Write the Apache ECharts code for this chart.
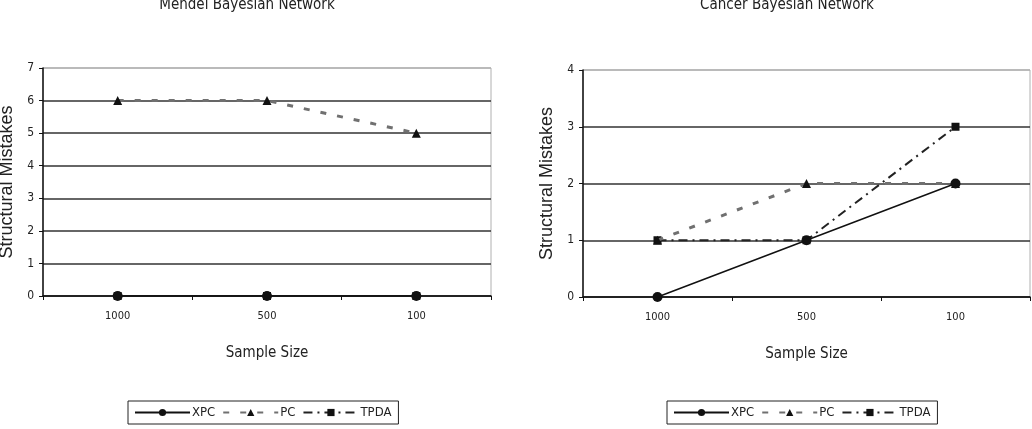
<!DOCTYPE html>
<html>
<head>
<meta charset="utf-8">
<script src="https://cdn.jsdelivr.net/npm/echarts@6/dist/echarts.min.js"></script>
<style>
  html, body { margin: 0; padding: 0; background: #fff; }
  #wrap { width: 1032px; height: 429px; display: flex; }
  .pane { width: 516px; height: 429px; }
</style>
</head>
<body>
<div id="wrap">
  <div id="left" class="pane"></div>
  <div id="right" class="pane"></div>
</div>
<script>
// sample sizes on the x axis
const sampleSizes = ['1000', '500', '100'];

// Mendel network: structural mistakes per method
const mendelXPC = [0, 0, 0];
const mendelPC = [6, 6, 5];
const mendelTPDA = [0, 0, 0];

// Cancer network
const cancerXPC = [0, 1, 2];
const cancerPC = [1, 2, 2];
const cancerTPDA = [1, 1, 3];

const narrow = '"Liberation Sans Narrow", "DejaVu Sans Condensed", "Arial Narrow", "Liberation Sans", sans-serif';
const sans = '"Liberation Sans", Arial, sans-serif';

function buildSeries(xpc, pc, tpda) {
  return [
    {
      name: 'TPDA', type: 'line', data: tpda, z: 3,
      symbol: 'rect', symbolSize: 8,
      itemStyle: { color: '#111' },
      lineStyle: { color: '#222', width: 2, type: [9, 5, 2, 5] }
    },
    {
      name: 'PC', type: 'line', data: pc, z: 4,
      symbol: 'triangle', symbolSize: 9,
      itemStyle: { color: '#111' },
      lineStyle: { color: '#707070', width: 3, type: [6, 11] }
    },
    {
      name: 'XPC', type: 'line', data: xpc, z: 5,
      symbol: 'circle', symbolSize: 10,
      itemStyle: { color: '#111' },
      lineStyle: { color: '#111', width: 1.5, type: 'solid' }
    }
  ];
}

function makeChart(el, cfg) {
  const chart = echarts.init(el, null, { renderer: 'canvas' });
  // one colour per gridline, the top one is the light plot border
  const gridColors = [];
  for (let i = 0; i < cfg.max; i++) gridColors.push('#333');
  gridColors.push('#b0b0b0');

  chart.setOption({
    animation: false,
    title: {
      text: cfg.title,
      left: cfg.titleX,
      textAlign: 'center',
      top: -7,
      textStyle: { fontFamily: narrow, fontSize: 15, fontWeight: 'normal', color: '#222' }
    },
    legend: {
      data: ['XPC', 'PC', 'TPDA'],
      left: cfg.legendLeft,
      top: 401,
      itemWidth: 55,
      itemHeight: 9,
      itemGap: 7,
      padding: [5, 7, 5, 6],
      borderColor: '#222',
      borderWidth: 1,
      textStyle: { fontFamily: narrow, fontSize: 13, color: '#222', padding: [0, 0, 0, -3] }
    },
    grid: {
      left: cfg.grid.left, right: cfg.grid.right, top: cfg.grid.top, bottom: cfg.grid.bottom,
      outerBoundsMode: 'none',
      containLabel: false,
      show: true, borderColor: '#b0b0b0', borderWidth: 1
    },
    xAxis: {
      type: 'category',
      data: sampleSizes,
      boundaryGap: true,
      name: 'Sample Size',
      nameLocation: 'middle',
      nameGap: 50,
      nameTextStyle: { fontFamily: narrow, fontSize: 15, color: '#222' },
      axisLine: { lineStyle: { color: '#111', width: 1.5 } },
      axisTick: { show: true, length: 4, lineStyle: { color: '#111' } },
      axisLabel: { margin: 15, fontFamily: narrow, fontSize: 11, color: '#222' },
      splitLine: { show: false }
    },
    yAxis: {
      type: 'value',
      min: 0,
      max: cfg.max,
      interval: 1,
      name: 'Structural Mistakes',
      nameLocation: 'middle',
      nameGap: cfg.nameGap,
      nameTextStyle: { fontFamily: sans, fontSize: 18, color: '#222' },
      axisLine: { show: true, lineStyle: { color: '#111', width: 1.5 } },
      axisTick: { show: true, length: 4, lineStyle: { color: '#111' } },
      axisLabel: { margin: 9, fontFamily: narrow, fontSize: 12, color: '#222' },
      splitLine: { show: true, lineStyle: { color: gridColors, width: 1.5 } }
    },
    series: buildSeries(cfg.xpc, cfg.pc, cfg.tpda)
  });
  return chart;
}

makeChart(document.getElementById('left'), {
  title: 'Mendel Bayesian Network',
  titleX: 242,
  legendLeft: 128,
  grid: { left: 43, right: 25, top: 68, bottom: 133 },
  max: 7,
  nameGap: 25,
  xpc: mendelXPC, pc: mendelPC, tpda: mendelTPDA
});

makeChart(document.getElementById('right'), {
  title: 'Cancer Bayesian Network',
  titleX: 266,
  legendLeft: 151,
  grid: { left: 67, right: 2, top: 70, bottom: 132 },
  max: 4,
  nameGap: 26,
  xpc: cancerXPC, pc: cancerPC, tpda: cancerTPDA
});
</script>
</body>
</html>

▶ WHAT IS REQUIRED:
Omit the pictures, then quote the rest of the material above exactly.

▶ TASK ANSWER:
Write the Apache ECharts code for this chart.
<!DOCTYPE html>
<html>
<head>
<meta charset="utf-8">
<script src="https://cdn.jsdelivr.net/npm/echarts@6/dist/echarts.min.js"></script>
<style>
  html, body { margin: 0; padding: 0; background: #fff; }
  #wrap { width: 1032px; height: 429px; display: flex; }
  .pane { width: 516px; height: 429px; }
</style>
</head>
<body>
<div id="wrap">
  <div id="left" class="pane"></div>
  <div id="right" class="pane"></div>
</div>
<script>
// sample sizes on the x axis
const sampleSizes = ['1000', '500', '100'];

// Mendel network: structural mistakes per method
const mendelXPC = [0, 0, 0];
const mendelPC = [6, 6, 5];
const mendelTPDA = [0, 0, 0];

// Cancer network
const cancerXPC = [0, 1, 2];
const cancerPC = [1, 2, 2];
const cancerTPDA = [1, 1, 3];

const narrow = '"Liberation Sans Narrow", "DejaVu Sans Condensed", "Arial Narrow", "Liberation Sans", sans-serif';
const sans = '"Liberation Sans", Arial, sans-serif';

function buildSeries(xpc, pc, tpda) {
  return [
    {
      name: 'TPDA', type: 'line', data: tpda, z: 3,
      symbol: 'rect', symbolSize: 8,
      itemStyle: { color: '#111' },
      lineStyle: { color: '#222', width: 2, type: [9, 5, 2, 5] }
    },
    {
      name: 'PC', type: 'line', data: pc, z: 4,
      symbol: 'triangle', symbolSize: 9,
      itemStyle: { color: '#111' },
      lineStyle: { color: '#707070', width: 3, type: [6, 11] }
    },
    {
      name: 'XPC', type: 'line', data: xpc, z: 5,
      symbol: 'circle', symbolSize: 10,
      itemStyle: { color: '#111' },
      lineStyle: { color: '#111', width: 1.5, type: 'solid' }
    }
  ];
}

function makeChart(el, cfg) {
  const chart = echarts.init(el, null, { renderer: 'canvas' });
  // one colour per gridline, the top one is the light plot border
  const gridColors = [];
  for (let i = 0; i < cfg.max; i++) gridColors.push('#333');
  gridColors.push('#b0b0b0');

  chart.setOption({
    animation: false,
    title: {
      text: cfg.title,
      left: cfg.titleX,
      textAlign: 'center',
      top: -7,
      textStyle: { fontFamily: narrow, fontSize: 15, fontWeight: 'normal', color: '#222' }
    },
    legend: {
      data: ['XPC', 'PC', 'TPDA'],
      left: cfg.legendLeft,
      top: 401,
      itemWidth: 55,
      itemHeight: 9,
      itemGap: 7,
      padding: [5, 7, 5, 6],
      borderColor: '#222',
      borderWidth: 1,
      textStyle: { fontFamily: narrow, fontSize: 13, color: '#222', padding: [0, 0, 0, -3] }
    },
    grid: {
      left: cfg.grid.left, right: cfg.grid.right, top: cfg.grid.top, bottom: cfg.grid.bottom,
      outerBoundsMode: 'none',
      containLabel: false,
      show: true, borderColor: '#b0b0b0', borderWidth: 1
    },
    xAxis: {
      type: 'category',
      data: sampleSizes,
      boundaryGap: true,
      name: 'Sample Size',
      nameLocation: 'middle',
      nameGap: 50,
      nameTextStyle: { fontFamily: narrow, fontSize: 15, color: '#222' },
      axisLine: { lineStyle: { color: '#111', width: 1.5 } },
      axisTick: { show: true, length: 4, lineStyle: { color: '#111' } },
      axisLabel: { margin: 15, fontFamily: narrow, fontSize: 11, color: '#222' },
      splitLine: { show: false }
    },
    yAxis: {
      type: 'value',
      min: 0,
      max: cfg.max,
      interval: 1,
      name: 'Structural Mistakes',
      nameLocation: 'middle',
      nameGap: cfg.nameGap,
      nameTextStyle: { fontFamily: sans, fontSize: 18, color: '#222' },
      axisLine: { show: true, lineStyle: { color: '#111', width: 1.5 } },
      axisTick: { show: true, length: 4, lineStyle: { color: '#111' } },
      axisLabel: { margin: 9, fontFamily: narrow, fontSize: 12, color: '#222' },
      splitLine: { show: true, lineStyle: { color: gridColors, width: 1.5 } }
    },
    series: buildSeries(cfg.xpc, cfg.pc, cfg.tpda)
  });
  return chart;
}

makeChart(document.getElementById('left'), {
  title: 'Mendel Bayesian Network',
  titleX: 242,
  legendLeft: 128,
  grid: { left: 43, right: 25, top: 68, bottom: 133 },
  max: 7,
  nameGap: 25,
  xpc: mendelXPC, pc: mendelPC, tpda: mendelTPDA
});

makeChart(document.getElementById('right'), {
  title: 'Cancer Bayesian Network',
  titleX: 266,
  legendLeft: 151,
  grid: { left: 67, right: 2, top: 70, bottom: 132 },
  max: 4,
  nameGap: 26,
  xpc: cancerXPC, pc: cancerPC, tpda: cancerTPDA
});
</script>
</body>
</html>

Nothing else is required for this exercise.